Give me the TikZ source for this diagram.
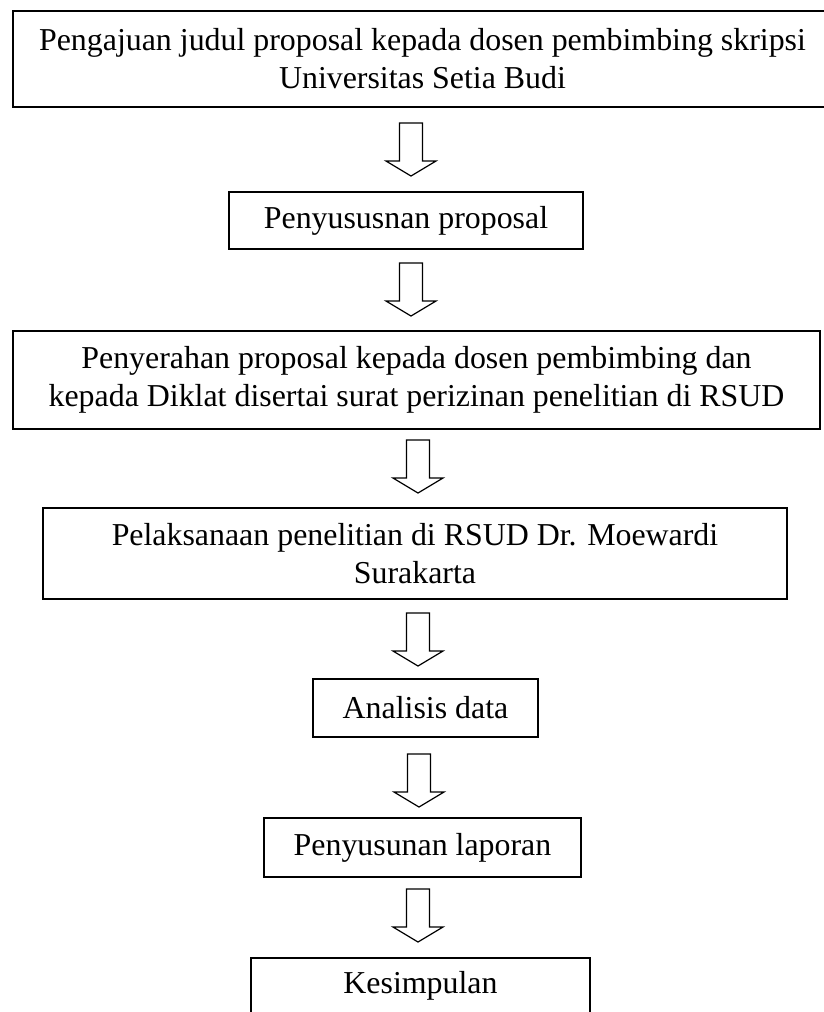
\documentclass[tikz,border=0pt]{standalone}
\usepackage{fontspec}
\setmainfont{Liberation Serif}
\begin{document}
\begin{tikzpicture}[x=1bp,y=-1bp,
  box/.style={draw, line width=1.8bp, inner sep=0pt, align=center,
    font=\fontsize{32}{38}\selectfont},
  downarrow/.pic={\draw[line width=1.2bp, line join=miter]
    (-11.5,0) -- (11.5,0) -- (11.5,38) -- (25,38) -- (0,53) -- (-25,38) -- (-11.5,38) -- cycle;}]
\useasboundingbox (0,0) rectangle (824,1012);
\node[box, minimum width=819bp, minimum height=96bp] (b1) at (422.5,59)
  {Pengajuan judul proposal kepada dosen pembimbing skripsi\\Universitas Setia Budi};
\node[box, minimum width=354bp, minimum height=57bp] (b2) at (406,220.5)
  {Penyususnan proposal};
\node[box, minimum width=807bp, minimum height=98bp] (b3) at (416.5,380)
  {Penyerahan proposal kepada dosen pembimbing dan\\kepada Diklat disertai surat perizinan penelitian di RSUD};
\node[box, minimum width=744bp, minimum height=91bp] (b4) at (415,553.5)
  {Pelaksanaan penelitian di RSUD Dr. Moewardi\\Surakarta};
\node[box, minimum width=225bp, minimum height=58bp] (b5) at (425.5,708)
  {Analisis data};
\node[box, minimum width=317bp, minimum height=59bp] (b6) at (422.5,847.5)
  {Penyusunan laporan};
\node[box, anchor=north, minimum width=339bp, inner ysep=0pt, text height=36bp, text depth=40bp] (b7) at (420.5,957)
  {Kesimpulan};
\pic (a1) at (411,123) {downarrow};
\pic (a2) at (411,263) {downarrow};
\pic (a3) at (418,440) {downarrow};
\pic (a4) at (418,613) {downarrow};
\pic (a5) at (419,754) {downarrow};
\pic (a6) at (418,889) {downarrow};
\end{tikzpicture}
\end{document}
◆ ◆ ◆ ◆ ◆ ◆ ◆
● **To do**:
The material above holds pictures; copy everything else in it exactly.

● **Task response**:
Give me the TikZ source for this diagram.
\documentclass[tikz,border=0pt]{standalone}
\usepackage{fontspec}
\setmainfont{Liberation Serif}
\begin{document}
\begin{tikzpicture}[x=1bp,y=-1bp,
  box/.style={draw, line width=1.8bp, inner sep=0pt, align=center,
    font=\fontsize{32}{38}\selectfont},
  downarrow/.pic={\draw[line width=1.2bp, line join=miter]
    (-11.5,0) -- (11.5,0) -- (11.5,38) -- (25,38) -- (0,53) -- (-25,38) -- (-11.5,38) -- cycle;}]
\useasboundingbox (0,0) rectangle (824,1012);
\node[box, minimum width=819bp, minimum height=96bp] (b1) at (422.5,59)
  {Pengajuan judul proposal kepada dosen pembimbing skripsi\\Universitas Setia Budi};
\node[box, minimum width=354bp, minimum height=57bp] (b2) at (406,220.5)
  {Penyususnan proposal};
\node[box, minimum width=807bp, minimum height=98bp] (b3) at (416.5,380)
  {Penyerahan proposal kepada dosen pembimbing dan\\kepada Diklat disertai surat perizinan penelitian di RSUD};
\node[box, minimum width=744bp, minimum height=91bp] (b4) at (415,553.5)
  {Pelaksanaan penelitian di RSUD Dr. Moewardi\\Surakarta};
\node[box, minimum width=225bp, minimum height=58bp] (b5) at (425.5,708)
  {Analisis data};
\node[box, minimum width=317bp, minimum height=59bp] (b6) at (422.5,847.5)
  {Penyusunan laporan};
\node[box, anchor=north, minimum width=339bp, inner ysep=0pt, text height=36bp, text depth=40bp] (b7) at (420.5,957)
  {Kesimpulan};
\pic (a1) at (411,123) {downarrow};
\pic (a2) at (411,263) {downarrow};
\pic (a3) at (418,440) {downarrow};
\pic (a4) at (418,613) {downarrow};
\pic (a5) at (419,754) {downarrow};
\pic (a6) at (418,889) {downarrow};
\end{tikzpicture}
\end{document}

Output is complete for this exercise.